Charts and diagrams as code
◆ ◆ ◆

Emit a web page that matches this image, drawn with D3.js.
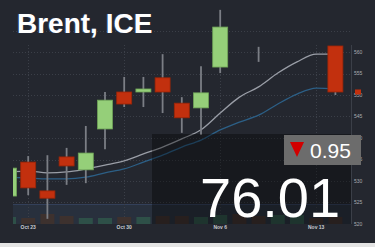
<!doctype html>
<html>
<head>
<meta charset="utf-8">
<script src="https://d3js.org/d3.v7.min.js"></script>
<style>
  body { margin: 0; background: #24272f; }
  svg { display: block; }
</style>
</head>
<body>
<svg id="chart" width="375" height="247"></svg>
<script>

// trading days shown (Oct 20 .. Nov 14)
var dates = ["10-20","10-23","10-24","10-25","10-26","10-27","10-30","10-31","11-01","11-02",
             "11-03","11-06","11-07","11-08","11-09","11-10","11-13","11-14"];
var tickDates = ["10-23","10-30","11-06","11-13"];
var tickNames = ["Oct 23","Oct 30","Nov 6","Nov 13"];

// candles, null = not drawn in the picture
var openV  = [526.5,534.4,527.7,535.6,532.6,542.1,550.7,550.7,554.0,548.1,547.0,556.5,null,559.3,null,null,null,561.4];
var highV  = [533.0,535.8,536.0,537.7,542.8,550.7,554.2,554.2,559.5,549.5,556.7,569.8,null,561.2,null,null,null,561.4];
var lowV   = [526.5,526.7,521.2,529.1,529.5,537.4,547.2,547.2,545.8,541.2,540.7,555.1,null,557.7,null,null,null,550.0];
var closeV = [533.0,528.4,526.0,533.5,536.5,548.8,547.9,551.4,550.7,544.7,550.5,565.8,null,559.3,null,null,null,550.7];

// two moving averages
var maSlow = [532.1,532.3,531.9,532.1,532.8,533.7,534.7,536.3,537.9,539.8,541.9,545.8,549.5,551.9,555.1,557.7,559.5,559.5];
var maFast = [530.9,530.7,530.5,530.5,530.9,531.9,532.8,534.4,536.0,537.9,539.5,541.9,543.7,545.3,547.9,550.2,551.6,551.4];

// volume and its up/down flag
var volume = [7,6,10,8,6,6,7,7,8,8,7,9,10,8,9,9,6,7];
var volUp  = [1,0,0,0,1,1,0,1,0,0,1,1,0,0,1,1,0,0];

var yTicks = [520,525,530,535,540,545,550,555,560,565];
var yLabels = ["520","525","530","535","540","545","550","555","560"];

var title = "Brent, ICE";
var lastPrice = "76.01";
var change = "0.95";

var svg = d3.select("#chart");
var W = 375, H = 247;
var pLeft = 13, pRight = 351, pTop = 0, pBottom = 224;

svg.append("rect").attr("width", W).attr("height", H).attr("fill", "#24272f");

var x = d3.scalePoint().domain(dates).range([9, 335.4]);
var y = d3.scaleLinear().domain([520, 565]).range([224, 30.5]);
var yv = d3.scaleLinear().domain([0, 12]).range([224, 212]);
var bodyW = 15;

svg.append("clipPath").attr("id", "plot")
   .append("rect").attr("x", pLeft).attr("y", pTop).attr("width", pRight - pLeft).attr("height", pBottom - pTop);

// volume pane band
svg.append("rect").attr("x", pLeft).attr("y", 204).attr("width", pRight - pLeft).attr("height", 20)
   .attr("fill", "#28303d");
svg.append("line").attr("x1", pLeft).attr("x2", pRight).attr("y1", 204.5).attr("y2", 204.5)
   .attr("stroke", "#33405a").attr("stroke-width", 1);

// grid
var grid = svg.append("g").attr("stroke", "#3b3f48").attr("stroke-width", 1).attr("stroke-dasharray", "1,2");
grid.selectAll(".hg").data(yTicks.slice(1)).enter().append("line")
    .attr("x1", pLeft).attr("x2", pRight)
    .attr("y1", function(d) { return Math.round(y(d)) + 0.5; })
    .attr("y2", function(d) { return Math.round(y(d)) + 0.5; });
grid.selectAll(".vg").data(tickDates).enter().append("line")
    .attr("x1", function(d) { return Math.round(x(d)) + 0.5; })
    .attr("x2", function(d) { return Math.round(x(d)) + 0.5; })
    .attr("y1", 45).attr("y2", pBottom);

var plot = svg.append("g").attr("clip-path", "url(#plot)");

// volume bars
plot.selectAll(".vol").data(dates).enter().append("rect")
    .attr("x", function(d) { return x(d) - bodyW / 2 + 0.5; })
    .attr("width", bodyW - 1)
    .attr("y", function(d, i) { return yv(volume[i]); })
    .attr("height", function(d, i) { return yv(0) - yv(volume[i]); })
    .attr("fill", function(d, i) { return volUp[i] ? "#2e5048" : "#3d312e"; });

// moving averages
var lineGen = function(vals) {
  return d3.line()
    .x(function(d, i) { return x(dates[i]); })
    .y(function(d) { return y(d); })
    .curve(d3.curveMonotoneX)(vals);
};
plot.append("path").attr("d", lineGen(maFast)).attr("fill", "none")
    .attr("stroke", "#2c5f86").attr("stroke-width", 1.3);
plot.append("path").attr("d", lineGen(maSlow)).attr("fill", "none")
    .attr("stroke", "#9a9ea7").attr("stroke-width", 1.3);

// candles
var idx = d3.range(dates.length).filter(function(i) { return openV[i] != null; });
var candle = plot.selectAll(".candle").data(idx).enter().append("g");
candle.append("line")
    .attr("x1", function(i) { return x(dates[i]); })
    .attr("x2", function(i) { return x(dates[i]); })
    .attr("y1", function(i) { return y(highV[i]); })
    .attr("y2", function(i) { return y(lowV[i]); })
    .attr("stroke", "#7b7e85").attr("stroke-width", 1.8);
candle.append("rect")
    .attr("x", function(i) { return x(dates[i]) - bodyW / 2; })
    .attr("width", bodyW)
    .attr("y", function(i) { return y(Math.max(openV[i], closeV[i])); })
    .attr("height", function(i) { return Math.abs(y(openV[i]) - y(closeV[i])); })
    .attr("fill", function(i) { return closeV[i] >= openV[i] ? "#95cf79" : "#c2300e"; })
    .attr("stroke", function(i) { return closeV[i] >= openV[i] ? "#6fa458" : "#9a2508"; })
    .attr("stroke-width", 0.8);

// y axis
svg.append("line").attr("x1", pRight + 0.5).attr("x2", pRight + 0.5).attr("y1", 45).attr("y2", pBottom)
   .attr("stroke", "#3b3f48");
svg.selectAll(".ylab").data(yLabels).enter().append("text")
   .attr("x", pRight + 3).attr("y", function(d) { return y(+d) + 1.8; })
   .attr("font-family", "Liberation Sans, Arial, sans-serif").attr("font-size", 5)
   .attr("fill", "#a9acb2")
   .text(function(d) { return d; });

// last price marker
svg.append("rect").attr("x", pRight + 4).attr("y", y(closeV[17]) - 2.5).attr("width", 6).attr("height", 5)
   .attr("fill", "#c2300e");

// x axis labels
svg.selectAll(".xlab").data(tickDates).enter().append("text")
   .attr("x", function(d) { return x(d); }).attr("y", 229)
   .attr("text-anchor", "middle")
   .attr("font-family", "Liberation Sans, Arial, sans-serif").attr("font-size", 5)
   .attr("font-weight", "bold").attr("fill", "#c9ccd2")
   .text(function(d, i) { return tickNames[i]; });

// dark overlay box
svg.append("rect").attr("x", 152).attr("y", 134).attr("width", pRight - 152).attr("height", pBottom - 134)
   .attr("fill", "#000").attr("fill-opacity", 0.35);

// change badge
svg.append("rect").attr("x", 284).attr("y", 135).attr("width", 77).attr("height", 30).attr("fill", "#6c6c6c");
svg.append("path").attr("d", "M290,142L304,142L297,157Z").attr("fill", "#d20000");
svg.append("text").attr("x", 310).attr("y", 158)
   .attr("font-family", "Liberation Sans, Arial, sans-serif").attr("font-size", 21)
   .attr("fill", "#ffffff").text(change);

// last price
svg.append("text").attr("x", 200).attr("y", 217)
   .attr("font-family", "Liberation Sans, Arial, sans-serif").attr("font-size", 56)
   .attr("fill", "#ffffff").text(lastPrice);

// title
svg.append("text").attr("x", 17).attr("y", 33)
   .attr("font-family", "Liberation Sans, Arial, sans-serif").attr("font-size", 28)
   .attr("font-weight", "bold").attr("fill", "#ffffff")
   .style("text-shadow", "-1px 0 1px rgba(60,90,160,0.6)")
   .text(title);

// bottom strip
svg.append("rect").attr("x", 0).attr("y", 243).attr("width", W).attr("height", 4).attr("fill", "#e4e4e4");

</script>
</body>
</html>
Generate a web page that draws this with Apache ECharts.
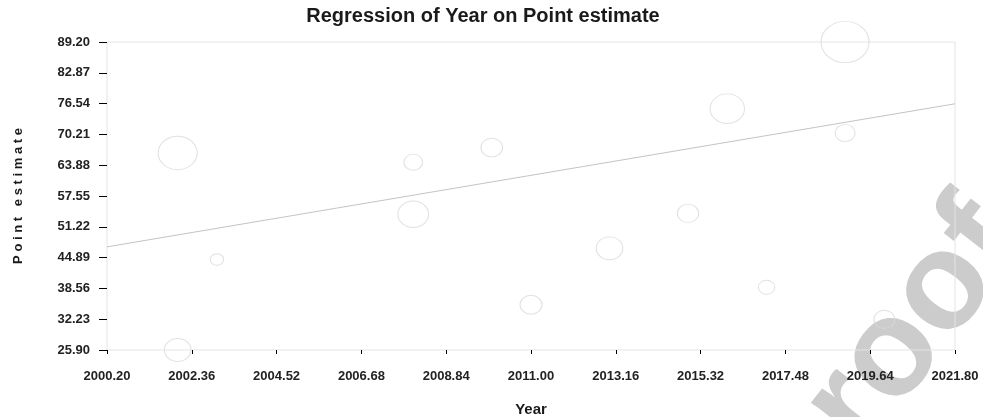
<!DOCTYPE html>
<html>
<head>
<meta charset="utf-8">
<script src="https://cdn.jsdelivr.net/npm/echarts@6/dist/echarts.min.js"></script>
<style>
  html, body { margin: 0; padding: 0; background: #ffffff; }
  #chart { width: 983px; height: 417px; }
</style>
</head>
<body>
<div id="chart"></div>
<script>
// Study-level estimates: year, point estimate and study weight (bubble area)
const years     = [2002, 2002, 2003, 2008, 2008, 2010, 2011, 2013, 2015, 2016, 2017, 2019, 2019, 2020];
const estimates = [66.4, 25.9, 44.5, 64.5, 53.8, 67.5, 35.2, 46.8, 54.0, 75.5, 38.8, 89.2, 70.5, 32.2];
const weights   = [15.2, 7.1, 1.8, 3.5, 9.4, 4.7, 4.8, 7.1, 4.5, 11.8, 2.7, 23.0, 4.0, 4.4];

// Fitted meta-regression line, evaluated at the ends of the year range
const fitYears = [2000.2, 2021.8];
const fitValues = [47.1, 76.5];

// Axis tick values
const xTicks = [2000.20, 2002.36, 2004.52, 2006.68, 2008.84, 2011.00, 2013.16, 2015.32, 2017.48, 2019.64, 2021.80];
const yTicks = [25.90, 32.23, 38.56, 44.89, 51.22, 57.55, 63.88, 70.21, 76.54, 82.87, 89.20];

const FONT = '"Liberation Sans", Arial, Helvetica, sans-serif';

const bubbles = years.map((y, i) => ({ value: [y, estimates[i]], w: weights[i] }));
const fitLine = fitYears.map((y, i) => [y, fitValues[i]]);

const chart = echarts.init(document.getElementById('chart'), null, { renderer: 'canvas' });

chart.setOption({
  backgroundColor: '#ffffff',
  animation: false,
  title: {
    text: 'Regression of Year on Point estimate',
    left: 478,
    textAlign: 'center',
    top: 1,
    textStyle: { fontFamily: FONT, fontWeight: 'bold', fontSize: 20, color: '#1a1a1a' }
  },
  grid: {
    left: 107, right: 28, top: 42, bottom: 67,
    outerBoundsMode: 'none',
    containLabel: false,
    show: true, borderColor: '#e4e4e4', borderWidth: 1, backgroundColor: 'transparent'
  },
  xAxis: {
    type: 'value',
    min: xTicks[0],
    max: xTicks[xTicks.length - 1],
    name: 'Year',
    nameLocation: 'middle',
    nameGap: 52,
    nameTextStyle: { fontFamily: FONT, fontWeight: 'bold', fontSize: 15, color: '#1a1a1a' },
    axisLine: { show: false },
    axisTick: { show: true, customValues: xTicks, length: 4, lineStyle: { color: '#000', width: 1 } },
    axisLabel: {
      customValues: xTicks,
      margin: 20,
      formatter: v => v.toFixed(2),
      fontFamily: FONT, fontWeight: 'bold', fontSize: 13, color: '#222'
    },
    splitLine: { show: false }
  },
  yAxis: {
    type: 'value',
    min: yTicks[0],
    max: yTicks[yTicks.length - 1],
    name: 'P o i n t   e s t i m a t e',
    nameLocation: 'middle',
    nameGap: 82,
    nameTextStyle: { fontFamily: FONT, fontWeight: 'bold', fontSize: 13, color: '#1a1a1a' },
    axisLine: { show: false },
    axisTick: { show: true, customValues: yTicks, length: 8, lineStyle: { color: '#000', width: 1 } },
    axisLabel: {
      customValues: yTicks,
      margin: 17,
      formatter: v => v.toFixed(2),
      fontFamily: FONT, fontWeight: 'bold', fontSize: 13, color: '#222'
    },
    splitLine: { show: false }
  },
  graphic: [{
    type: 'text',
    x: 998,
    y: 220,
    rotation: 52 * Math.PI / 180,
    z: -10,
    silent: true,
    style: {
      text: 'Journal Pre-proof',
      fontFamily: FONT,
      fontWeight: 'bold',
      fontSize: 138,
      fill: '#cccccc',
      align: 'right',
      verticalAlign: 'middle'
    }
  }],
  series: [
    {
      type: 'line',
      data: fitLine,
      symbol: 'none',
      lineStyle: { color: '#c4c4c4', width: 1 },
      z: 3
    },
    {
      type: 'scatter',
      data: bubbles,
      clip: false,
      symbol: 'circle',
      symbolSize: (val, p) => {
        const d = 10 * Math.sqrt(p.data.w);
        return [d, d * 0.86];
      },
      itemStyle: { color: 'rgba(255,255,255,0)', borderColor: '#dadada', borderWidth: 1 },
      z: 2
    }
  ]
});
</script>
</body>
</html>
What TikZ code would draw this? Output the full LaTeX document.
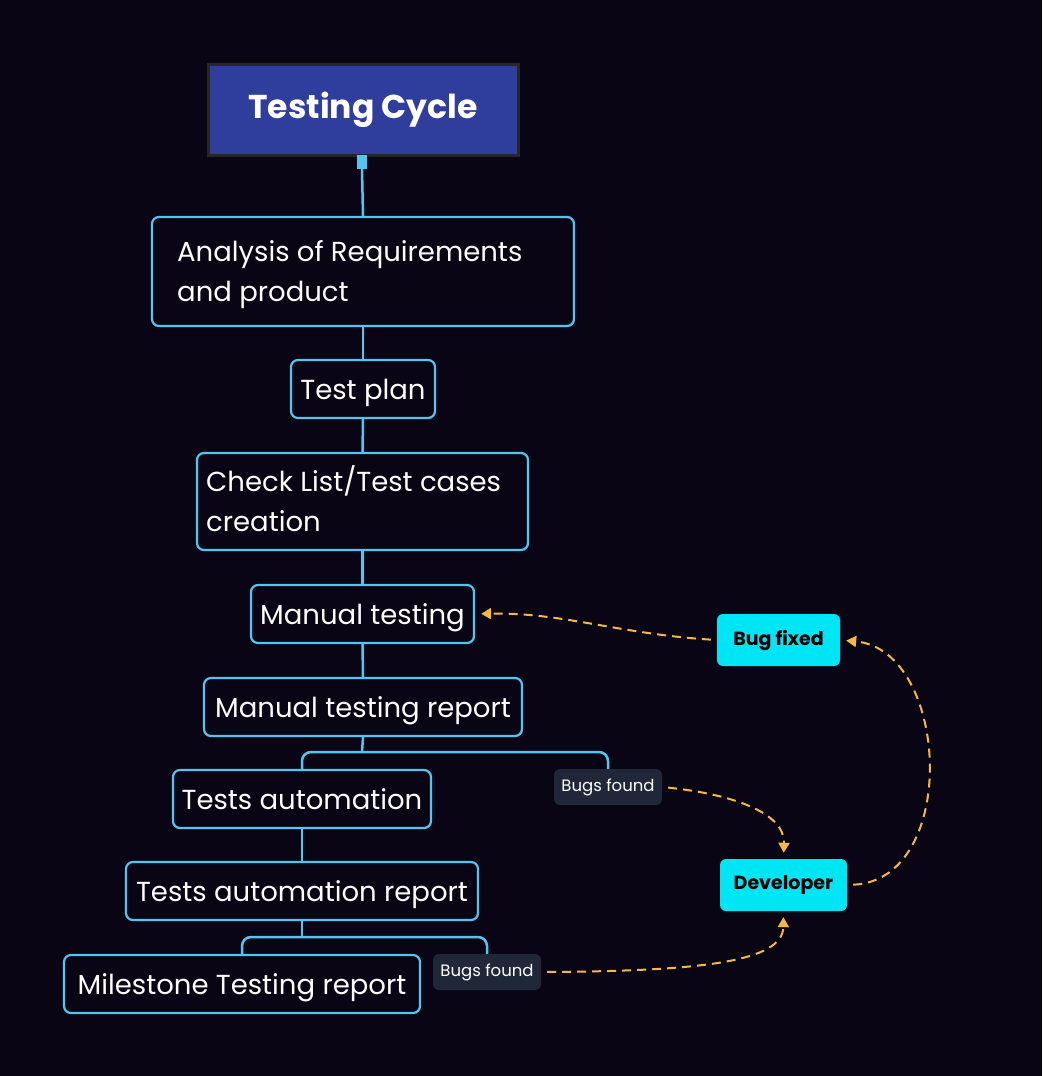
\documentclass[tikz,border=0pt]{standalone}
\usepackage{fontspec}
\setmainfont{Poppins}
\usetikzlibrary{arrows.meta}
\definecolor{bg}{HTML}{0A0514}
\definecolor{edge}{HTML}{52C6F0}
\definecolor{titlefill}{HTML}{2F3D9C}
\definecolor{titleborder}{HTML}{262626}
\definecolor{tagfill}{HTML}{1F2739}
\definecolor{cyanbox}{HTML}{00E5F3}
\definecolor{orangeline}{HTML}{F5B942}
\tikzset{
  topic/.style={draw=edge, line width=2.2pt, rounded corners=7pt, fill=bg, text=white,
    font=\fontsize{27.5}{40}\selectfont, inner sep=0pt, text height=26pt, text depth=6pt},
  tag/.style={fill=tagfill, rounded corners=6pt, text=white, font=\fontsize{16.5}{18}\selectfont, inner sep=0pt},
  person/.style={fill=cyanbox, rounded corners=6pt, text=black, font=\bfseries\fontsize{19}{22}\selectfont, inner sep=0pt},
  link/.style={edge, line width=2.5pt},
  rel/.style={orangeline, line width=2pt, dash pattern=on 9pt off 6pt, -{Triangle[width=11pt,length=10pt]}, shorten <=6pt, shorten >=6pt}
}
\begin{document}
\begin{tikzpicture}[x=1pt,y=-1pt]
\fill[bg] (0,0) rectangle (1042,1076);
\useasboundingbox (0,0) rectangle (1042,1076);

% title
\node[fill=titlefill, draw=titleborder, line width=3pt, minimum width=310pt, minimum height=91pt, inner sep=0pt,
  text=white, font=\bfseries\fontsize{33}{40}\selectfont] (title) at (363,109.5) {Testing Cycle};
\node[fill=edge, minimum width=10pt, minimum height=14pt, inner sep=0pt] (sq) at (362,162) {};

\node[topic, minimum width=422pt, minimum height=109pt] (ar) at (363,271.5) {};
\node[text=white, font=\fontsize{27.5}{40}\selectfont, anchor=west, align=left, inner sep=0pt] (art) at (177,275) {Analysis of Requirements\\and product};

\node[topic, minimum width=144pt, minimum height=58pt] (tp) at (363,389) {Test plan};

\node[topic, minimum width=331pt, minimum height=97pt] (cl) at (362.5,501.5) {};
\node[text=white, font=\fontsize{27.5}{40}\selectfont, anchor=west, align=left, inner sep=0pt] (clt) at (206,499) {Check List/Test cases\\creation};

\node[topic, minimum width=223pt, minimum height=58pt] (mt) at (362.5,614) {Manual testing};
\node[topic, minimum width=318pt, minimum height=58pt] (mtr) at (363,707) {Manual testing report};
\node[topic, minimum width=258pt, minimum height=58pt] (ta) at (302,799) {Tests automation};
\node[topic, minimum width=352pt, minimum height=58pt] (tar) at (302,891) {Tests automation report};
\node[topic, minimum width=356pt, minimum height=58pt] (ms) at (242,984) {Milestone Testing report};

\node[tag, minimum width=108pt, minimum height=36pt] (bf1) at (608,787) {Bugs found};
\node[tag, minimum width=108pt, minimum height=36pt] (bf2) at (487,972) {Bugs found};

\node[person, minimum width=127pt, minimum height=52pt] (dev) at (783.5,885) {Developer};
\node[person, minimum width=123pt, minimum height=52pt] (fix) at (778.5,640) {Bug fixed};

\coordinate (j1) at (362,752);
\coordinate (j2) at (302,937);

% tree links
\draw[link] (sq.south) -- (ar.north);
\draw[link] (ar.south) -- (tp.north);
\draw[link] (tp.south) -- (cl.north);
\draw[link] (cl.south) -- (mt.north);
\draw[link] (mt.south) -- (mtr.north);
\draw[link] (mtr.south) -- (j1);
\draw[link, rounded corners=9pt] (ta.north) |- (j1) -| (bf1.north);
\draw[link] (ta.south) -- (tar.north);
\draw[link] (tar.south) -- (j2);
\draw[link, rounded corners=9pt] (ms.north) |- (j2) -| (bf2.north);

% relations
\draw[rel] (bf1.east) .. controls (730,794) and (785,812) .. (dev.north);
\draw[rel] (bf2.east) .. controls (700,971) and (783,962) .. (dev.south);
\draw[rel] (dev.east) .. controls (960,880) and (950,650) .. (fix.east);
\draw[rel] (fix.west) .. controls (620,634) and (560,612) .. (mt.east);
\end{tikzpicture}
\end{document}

◆ ◆ ◆

# Instruction
Lines containing the string "that" are to be selected and copied.

# Answer
Emit a web page that matches this image, drawn with D3.js.
Generate a web page that draws this with Apache ECharts.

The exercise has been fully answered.